Collection entries:
---

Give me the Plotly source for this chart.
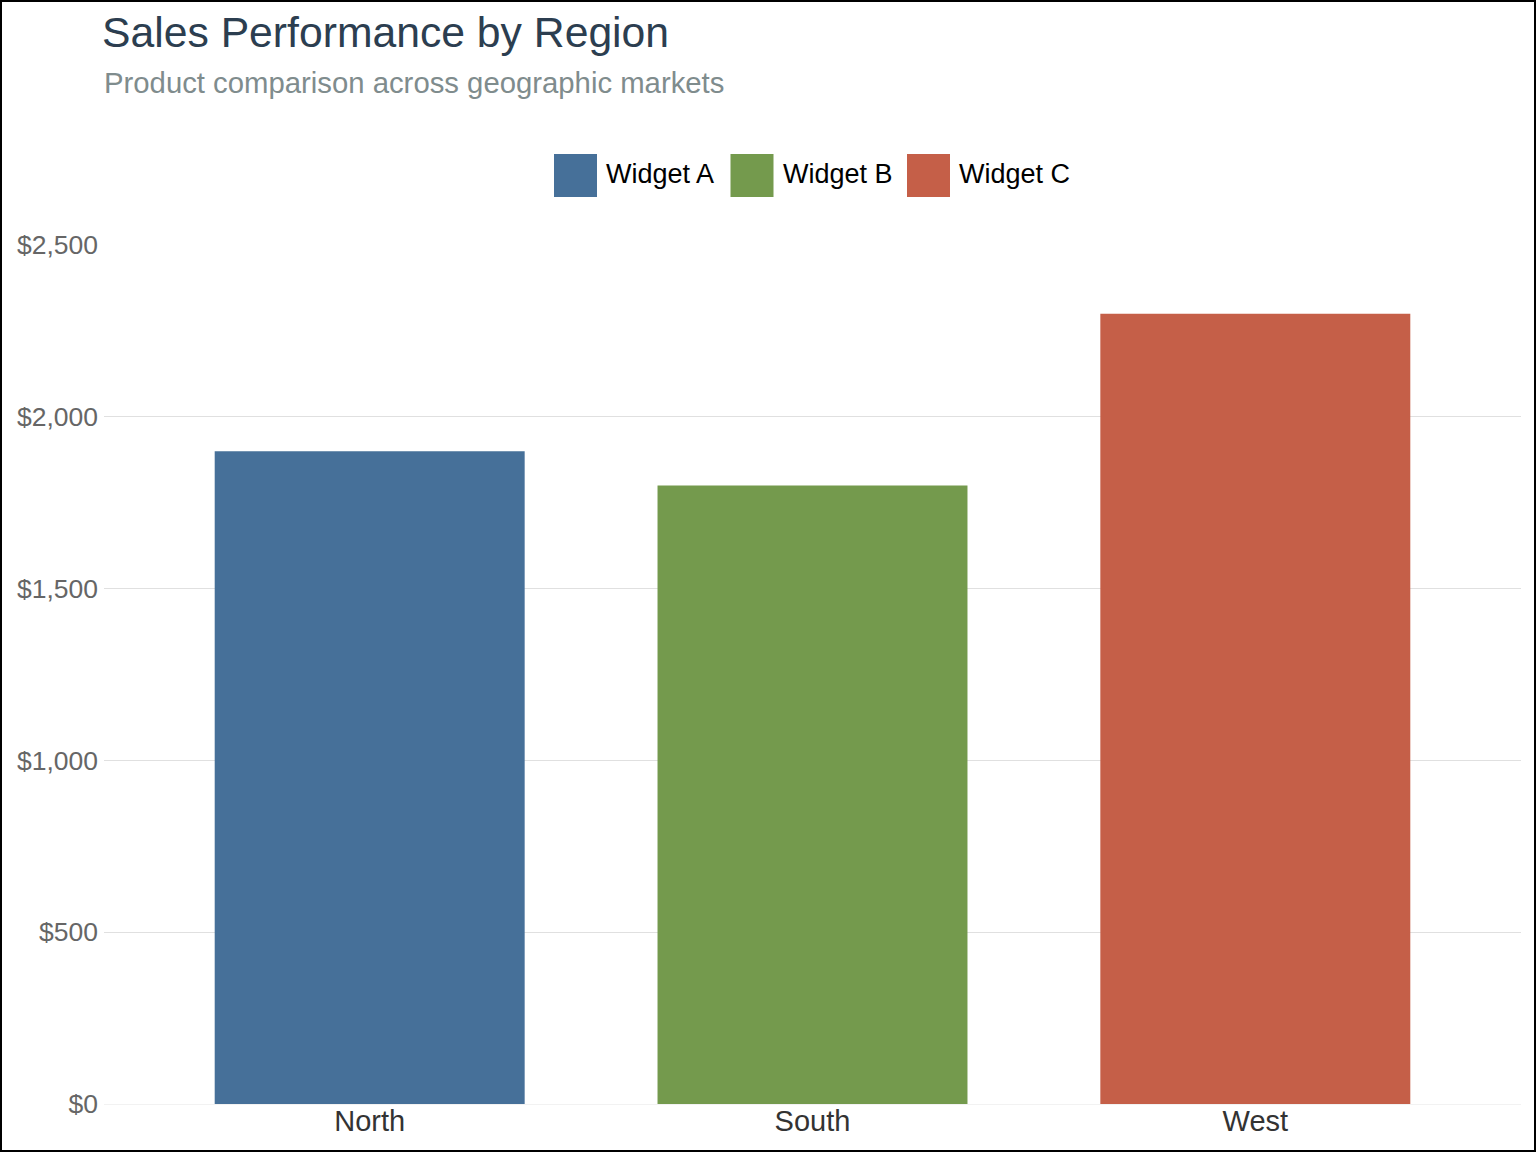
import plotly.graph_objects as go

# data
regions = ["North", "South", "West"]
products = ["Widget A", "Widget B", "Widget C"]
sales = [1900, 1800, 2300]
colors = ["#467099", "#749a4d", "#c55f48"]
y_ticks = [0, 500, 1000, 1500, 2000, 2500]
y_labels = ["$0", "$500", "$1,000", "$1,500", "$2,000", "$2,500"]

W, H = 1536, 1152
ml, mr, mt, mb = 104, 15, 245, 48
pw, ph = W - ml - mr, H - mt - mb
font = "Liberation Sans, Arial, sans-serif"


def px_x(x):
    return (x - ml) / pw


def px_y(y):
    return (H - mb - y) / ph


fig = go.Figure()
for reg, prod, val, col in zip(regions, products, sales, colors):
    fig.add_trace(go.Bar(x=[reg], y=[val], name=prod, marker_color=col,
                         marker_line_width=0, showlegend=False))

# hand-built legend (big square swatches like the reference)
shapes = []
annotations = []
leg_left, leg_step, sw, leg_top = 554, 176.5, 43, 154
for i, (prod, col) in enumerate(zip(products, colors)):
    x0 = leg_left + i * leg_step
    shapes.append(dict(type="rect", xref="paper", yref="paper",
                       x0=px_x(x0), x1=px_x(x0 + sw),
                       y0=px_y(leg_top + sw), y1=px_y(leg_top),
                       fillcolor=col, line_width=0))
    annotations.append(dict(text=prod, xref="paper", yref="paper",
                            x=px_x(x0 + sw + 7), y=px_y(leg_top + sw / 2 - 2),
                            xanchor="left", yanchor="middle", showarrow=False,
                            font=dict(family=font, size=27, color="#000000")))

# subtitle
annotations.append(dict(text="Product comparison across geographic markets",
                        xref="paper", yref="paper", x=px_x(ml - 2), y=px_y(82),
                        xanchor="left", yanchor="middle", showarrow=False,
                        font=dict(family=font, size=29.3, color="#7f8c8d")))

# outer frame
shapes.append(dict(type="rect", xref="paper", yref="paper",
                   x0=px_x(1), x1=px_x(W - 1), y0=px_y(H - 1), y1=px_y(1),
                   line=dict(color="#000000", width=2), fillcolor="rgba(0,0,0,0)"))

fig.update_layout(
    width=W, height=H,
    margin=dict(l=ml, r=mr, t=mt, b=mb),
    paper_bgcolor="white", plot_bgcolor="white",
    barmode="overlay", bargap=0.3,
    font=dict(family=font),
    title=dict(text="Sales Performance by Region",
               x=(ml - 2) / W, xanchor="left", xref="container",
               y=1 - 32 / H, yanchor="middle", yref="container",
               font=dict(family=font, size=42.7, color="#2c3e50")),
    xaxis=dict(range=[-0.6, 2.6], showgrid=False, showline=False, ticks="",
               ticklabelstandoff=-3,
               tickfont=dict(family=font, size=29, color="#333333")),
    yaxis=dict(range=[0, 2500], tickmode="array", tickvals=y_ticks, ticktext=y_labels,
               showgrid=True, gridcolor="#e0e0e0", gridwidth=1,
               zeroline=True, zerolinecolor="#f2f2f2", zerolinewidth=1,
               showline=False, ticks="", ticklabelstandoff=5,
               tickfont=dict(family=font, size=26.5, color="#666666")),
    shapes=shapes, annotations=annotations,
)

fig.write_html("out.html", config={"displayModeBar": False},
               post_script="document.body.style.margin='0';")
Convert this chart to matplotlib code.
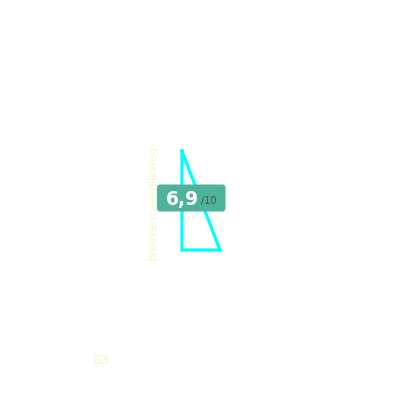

---

> [Problem to work on] Begin at the first line of the material and copy each line exactly through the one containing "marker_line_width=0, showlegend=False))". Omit pictures.

> [Correct answer]
Give me the Plotly source for this chart.
import plotly.graph_objects as go

# data
regions = ["North", "South", "West"]
products = ["Widget A", "Widget B", "Widget C"]
sales = [1900, 1800, 2300]
colors = ["#467099", "#749a4d", "#c55f48"]
y_ticks = [0, 500, 1000, 1500, 2000, 2500]
y_labels = ["$0", "$500", "$1,000", "$1,500", "$2,000", "$2,500"]

W, H = 1536, 1152
ml, mr, mt, mb = 104, 15, 245, 48
pw, ph = W - ml - mr, H - mt - mb
font = "Liberation Sans, Arial, sans-serif"


def px_x(x):
    return (x - ml) / pw


def px_y(y):
    return (H - mb - y) / ph


fig = go.Figure()
for reg, prod, val, col in zip(regions, products, sales, colors):
    fig.add_trace(go.Bar(x=[reg], y=[val], name=prod, marker_color=col,
                         marker_line_width=0, showlegend=False))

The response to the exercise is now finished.